Достоевскому приписывают слова: «Все мы вышли из гоголевской «Шинели». Мысль очень верная, хотя именно таких слов Достоевский никогда не говорил. Это был общий глас среди русских литераторов, его слышал и закрепил в одной из своих работ о русской литературе Мелькиор де Вогюэ, долгое время проведший в России как сотрудник французского посольства. Но о себе лично Достоевский мог бы с полным правом сказать, что он весь «вышел» из гоголевских «Записок сумасшедшего». Конечно, «Записки сумасшедшего» можно также, выпрямляя Гоголя, представить в качестве острой сатиры, разоблачающей несправедливость и фальшь николаевской действительности. Повесть находится в русле многочисленных романтических повестей 30-х годов: «Блаженство безумия» Н.А. Полевого, «Страшное гадание» А.А. Бестужева-Марлинского и др., в которых сильно развит фантастический элемент. Этот элемент призван был приподнять над действительностью романтического героя, чаще всего художника, музыканта.

У Гоголя в «Записках сумасшедшего» есть мотив о «маленьком человеке», блестяще разработанный в «Шинели». Но, в отличие от Акакия Акакиевича, герой этот более ранней повести чиновник Поприщин не хочет мириться со своей жалкой участью – чинить перья директору, ютиться в углах какого-нибудь «дома Зверькова», у Кукушкина моста, куда может вместиться целая губерния: «сколько кухарок, сколько поляков! А нашей братьи, чиновников, как собак, один на другом сидит». Он честолюбив, этот Поприщин, но умеет вовремя себя осаживать: «Ничего, ничего, молчание!» Он посмел даже в свои сорок лет влюбиться в директорскую дочку. Произошла стычка с начальником отделения, наверное, тот из зависти обрушился на Поприщина: смеет волочиться за директорскою дочкою. «Да я плюю на него! Я дворянин, что ж, и я могу дослужиться». Перестали замечать друг друга на службе, перестали кланяться. Однажды У модного магазина Поприщин увидел, как из директорской кареты выпорхнула, словно канарейка, директорская дочка: «Господи боже Пропал я, пропал совсем!» Поприщин давно ведет себя повышенно-эмоционально. Начальник отделения уже говорил ему: «Что это у тебя, братец, в голове всегда ералаш такой!» Буквы, чиста, номера путает. Это он, конечно, говорил все от зависти.

Мы несколько нарушаем хронологию появления повестей. Кажется, в отдельных случаях это допустимо. По логике, в «Записках сумасшедшего» гораздо большее, чем в «Шинели», получили развитие идеи протеста, амбициозность «ветошки»-чиновника. Вспомним, что в сознании Макара Девушкина из «Бедных людей» Достоевского в расчет берутся тоже не хронология, а сила и тип протеста: Девушкин ставит пушкинского Самсона Вырина выше Акакия Башмачкина.

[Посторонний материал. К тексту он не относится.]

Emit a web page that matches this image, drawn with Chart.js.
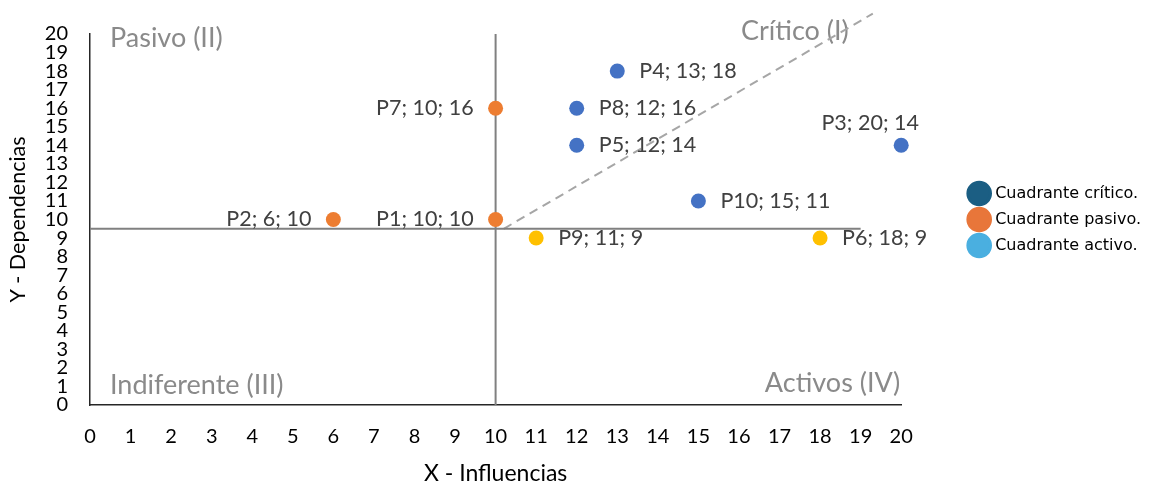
<!DOCTYPE html>
<html lang="es">
<head>
<meta charset="UTF-8">
<title>Matriz de influencias y dependencias</title>
<script src="https://cdn.jsdelivr.net/npm/chart.js"></script>
<style>
  html, body { margin: 0; padding: 0; background: #fff; }
  #wrap { width: 1151px; height: 487px; }
</style>
</head>
<body>
<div id="wrap"><canvas id="matriz"></canvas></div>
<script>
// datos
const problemas    = ['P1', 'P2', 'P3', 'P4', 'P5', 'P6', 'P7', 'P8', 'P9', 'P10'];
const influencias  = [10, 6, 20, 13, 12, 18, 10, 12, 11, 15];
const dependencias = [10, 10, 14, 18, 14, 9, 16, 16, 9, 11];
const cuadrante    = ['pasivo', 'pasivo', 'critico', 'critico', 'critico', 'activo', 'pasivo', 'critico', 'activo', 'critico'];

// lineas de division
const corteX = [10, 10];       const corteXy = [0, 20];
const corteY = [0, 19];        const corteYy = [9.5, 9.5];
const diagX  = [10.2, 19.3];   const diagY  = [9.5, 21.1];

const leyendaTextos  = ['Cuadrante crítico.', 'Cuadrante pasivo.', 'Cuadrante activo.'];
const leyendaColores = ['#1B5E83', '#E8763A', '#4AAFE0'];

const coloresCuadrante = { critico: '#4472C4', pasivo: '#ED7D31', activo: '#FFC000' };
// donde va cada etiqueta respecto a su punto
const lado = { P1: 'left', P2: 'left', P7: 'left', P3: 'top' };

const FUENTE = 'Lato';

function serie(tipo) {
    const idx = problemas.map((p, i) => i).filter(i => cuadrante[i] === tipo);
    return {
        label: tipo,
        data: idx.map(i => ({ x: influencias[i], y: dependencias[i] })),
        nombres: idx.map(i => problemas[i]),
        backgroundColor: coloresCuadrante[tipo],
        borderColor: coloresCuadrante[tipo],
        pointRadius: 7.5,
        pointHoverRadius: 7.5,
        borderWidth: 0,
        clip: false
    };
}

function linea(xs, ys, color, dash) {
    return {
        type: 'line',
        data: xs.map((x, i) => ({ x: x, y: ys[i] })),
        borderColor: color,
        borderWidth: 2,
        borderDash: dash || [],
        pointRadius: 0,
        showLine: true,
        fill: false,
        clip: false,
        order: 5
    };
}

// textos de los cuadrantes, bajo las series
const cuadrantes = {
    id: 'cuadrantes',
    beforeDatasetsDraw(chart) {
        const { ctx, chartArea: a } = chart;
        ctx.save();
        ctx.font = '27px ' + FUENTE;
        ctx.fillStyle = '#8A8A8A';
        ctx.textBaseline = 'middle';
        ctx.textAlign = 'left';
        ctx.fillText('Pasivo (II)', a.left + 20, a.top + 4);
        ctx.fillText('Crítico (I)', a.left + 651, a.top - 3);
        ctx.fillText('Indiferente (III)', a.left + 20, a.bottom - 20);
        ctx.textAlign = 'right';
        ctx.fillText('Activos (IV)', a.right - 1, a.bottom - 22);
        ctx.restore();
    }
};

// etiquetas "P; x; y" junto a cada punto
const etiquetas = {
    id: 'etiquetas',
    afterDatasetsDraw(chart) {
        const ctx = chart.ctx;
        ctx.save();
        ctx.font = '21.5px ' + FUENTE;
        ctx.fillStyle = '#404040';
        ctx.textBaseline = 'middle';
        chart.data.datasets.forEach((ds, i) => {
            if (!ds.nombres) return;
            chart.getDatasetMeta(i).data.forEach((pt, j) => {
                const n = ds.nombres[j];
                const txt = n + '; ' + ds.data[j].x + '; ' + ds.data[j].y;
                const l = lado[n] || 'right';
                if (l === 'left') {
                    ctx.textAlign = 'right';
                    ctx.fillText(txt, pt.x - 22, pt.y);
                } else if (l === 'top') {
                    ctx.textAlign = 'center';
                    ctx.fillText(txt, pt.x - 31, pt.y - 22);
                } else {
                    ctx.textAlign = 'left';
                    ctx.fillText(txt, pt.x + 22, pt.y);
                }
            });
        });
        ctx.restore();
    }
};

new Chart(document.getElementById('matriz'), {
    type: 'scatter',
    data: {
        datasets: [
            serie('critico'),
            serie('pasivo'),
            serie('activo'),
            linea(corteX, corteXy, '#808080'),
            linea(corteY, corteYy, '#808080'),
            linea(diagX, diagY, '#A6A6A6', [9, 6])
        ]
    },
    options: {
        responsive: true,
        maintainAspectRatio: false,
        animation: false,
        layout: { padding: { top: 33 } },
        plugins: {
            tooltip: { enabled: false },
            legend: {
                position: 'right',
                fullSize: false,
                onClick: null,
                labels: {
                    usePointStyle: true,
                    padding: 10,
                    color: '#000',
                    font: { family: 'DejaVu Sans', size: 16 },
                    generateLabels: () => leyendaTextos.map((t, i) => ({
                        text: t,
                        fillStyle: leyendaColores[i],
                        strokeStyle: leyendaColores[i],
                        lineWidth: 3,
                        pointStyle: 'circle',
                        hidden: false,
                        fontColor: '#000'
                    }))
                }
            }
        },
        scales: {
            x: {
                type: 'linear',
                min: 0, max: 20,
                grid: { display: false, drawTicks: false },
                border: { display: true, color: '#262626', width: 1.5 },
                ticks: { stepSize: 1, autoSkip: false, maxRotation: 0, padding: 20, color: '#000', font: { family: FUENTE, size: 20 } },
                title: { display: true, text: 'X - Influencias', color: '#000', padding: 0, font: { family: FUENTE, size: 23 } },
                afterFit(s) { s.height = 82; }
            },
            y: {
                type: 'linear',
                min: 0, max: 20,
                grid: { display: false, drawTicks: false },
                border: { display: true, color: '#262626', width: 1.5 },
                ticks: { stepSize: 1, autoSkip: false, padding: 22, color: '#000', font: { family: FUENTE, size: 20 } },
                title: { display: true, text: 'Y - Dependencias', color: '#000', padding: 5, font: { family: FUENTE, size: 21.5 } },
                afterFit(s) { s.width = 90; }
            },
            hueco: {
                type: 'linear',
                position: 'right',
                grid: { display: false, drawTicks: false },
                border: { display: false },
                ticks: { display: false },
                afterFit(s) { s.width = 60; }
            }
        }
    },
    plugins: [cuadrantes, etiquetas]
});
</script>
</body>
</html>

Гоголь вводит в повествование чисто фантастический, а по существу гротесковый элемент: переписка двух собачек Меджи и Фидель, Меджи – собачка хозяйской дочки, страшно много знает ее секретов. Поприщин, как он сам говорит, с недавнего времени начал слышать и видеть такие вещи, которые никто еще не видывал и не слыхивал. Он прислушивается к тому, что говорят собачки, тайно читает их переписку – все это, конечно, эманации, игра воображения. Прочел, что собачки нелестно отзываются о нем. «Мне бы хотелось знать, отчего я титулярный советник, почему именно титулярный советник». И вот Поприщин вообразил себя испанским королем – газеты писали о событиях в Испании. Свободным оказался престол, отчего бы его и не занять. Усугубляется умопомешательство еще и от того, что Софи, дочь директора, выходит замуж за камер-юнкера, Меджи явно для себя предпочитала бы Трезора. Фу, какая дикая чушь.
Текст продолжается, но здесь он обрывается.